*The task*.
Reproduce every line of the material below, but drop the pictures.

— Begin Collected data —

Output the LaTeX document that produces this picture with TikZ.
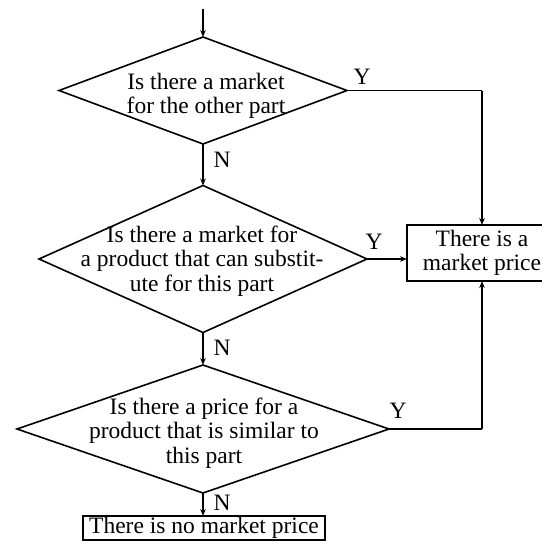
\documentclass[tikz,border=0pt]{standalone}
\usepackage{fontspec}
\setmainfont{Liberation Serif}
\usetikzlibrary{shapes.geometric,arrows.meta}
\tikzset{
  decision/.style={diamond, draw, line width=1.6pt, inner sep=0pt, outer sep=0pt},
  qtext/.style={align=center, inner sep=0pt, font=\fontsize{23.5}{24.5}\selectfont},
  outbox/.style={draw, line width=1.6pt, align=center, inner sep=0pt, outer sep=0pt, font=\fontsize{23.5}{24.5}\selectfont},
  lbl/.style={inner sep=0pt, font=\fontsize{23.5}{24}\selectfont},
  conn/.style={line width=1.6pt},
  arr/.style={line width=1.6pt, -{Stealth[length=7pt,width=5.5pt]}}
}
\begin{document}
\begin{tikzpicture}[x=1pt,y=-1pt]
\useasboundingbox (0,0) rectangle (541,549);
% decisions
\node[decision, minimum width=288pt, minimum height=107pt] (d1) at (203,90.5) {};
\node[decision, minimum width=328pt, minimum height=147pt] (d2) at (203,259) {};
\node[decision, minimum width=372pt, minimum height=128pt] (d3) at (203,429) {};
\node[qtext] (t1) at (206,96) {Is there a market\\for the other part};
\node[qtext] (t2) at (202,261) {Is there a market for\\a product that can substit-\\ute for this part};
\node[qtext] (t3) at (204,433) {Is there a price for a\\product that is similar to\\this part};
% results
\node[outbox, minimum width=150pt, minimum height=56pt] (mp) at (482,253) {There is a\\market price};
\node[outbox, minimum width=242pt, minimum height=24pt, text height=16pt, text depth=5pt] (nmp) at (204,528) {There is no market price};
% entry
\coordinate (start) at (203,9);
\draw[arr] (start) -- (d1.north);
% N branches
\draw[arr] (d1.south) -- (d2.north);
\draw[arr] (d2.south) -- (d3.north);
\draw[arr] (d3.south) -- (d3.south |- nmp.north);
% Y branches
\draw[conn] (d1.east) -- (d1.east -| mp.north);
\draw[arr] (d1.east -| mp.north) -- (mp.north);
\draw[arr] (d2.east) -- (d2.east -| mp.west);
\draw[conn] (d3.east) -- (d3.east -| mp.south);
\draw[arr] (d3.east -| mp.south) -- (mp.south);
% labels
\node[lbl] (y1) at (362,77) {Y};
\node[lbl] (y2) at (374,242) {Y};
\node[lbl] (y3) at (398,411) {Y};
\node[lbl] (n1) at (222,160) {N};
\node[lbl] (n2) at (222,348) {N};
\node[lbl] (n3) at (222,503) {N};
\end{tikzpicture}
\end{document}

— End Collected data —

*Response*.
Output the LaTeX document that produces this picture with TikZ.
\documentclass[tikz,border=0pt]{standalone}
\usepackage{fontspec}
\setmainfont{Liberation Serif}
\usetikzlibrary{shapes.geometric,arrows.meta}
\tikzset{
  decision/.style={diamond, draw, line width=1.6pt, inner sep=0pt, outer sep=0pt},
  qtext/.style={align=center, inner sep=0pt, font=\fontsize{23.5}{24.5}\selectfont},
  outbox/.style={draw, line width=1.6pt, align=center, inner sep=0pt, outer sep=0pt, font=\fontsize{23.5}{24.5}\selectfont},
  lbl/.style={inner sep=0pt, font=\fontsize{23.5}{24}\selectfont},
  conn/.style={line width=1.6pt},
  arr/.style={line width=1.6pt, -{Stealth[length=7pt,width=5.5pt]}}
}
\begin{document}
\begin{tikzpicture}[x=1pt,y=-1pt]
\useasboundingbox (0,0) rectangle (541,549);
% decisions
\node[decision, minimum width=288pt, minimum height=107pt] (d1) at (203,90.5) {};
\node[decision, minimum width=328pt, minimum height=147pt] (d2) at (203,259) {};
\node[decision, minimum width=372pt, minimum height=128pt] (d3) at (203,429) {};
\node[qtext] (t1) at (206,96) {Is there a market\\for the other part};
\node[qtext] (t2) at (202,261) {Is there a market for\\a product that can substit-\\ute for this part};
\node[qtext] (t3) at (204,433) {Is there a price for a\\product that is similar to\\this part};
% results
\node[outbox, minimum width=150pt, minimum height=56pt] (mp) at (482,253) {There is a\\market price};
\node[outbox, minimum width=242pt, minimum height=24pt, text height=16pt, text depth=5pt] (nmp) at (204,528) {There is no market price};
% entry
\coordinate (start) at (203,9);
\draw[arr] (start) -- (d1.north);
% N branches
\draw[arr] (d1.south) -- (d2.north);
\draw[arr] (d2.south) -- (d3.north);
\draw[arr] (d3.south) -- (d3.south |- nmp.north);
% Y branches
\draw[conn] (d1.east) -- (d1.east -| mp.north);
\draw[arr] (d1.east -| mp.north) -- (mp.north);
\draw[arr] (d2.east) -- (d2.east -| mp.west);
\draw[conn] (d3.east) -- (d3.east -| mp.south);
\draw[arr] (d3.east -| mp.south) -- (mp.south);
% labels
\node[lbl] (y1) at (362,77) {Y};
\node[lbl] (y2) at (374,242) {Y};
\node[lbl] (y3) at (398,411) {Y};
\node[lbl] (n1) at (222,160) {N};
\node[lbl] (n2) at (222,348) {N};
\node[lbl] (n3) at (222,503) {N};
\end{tikzpicture}
\end{document}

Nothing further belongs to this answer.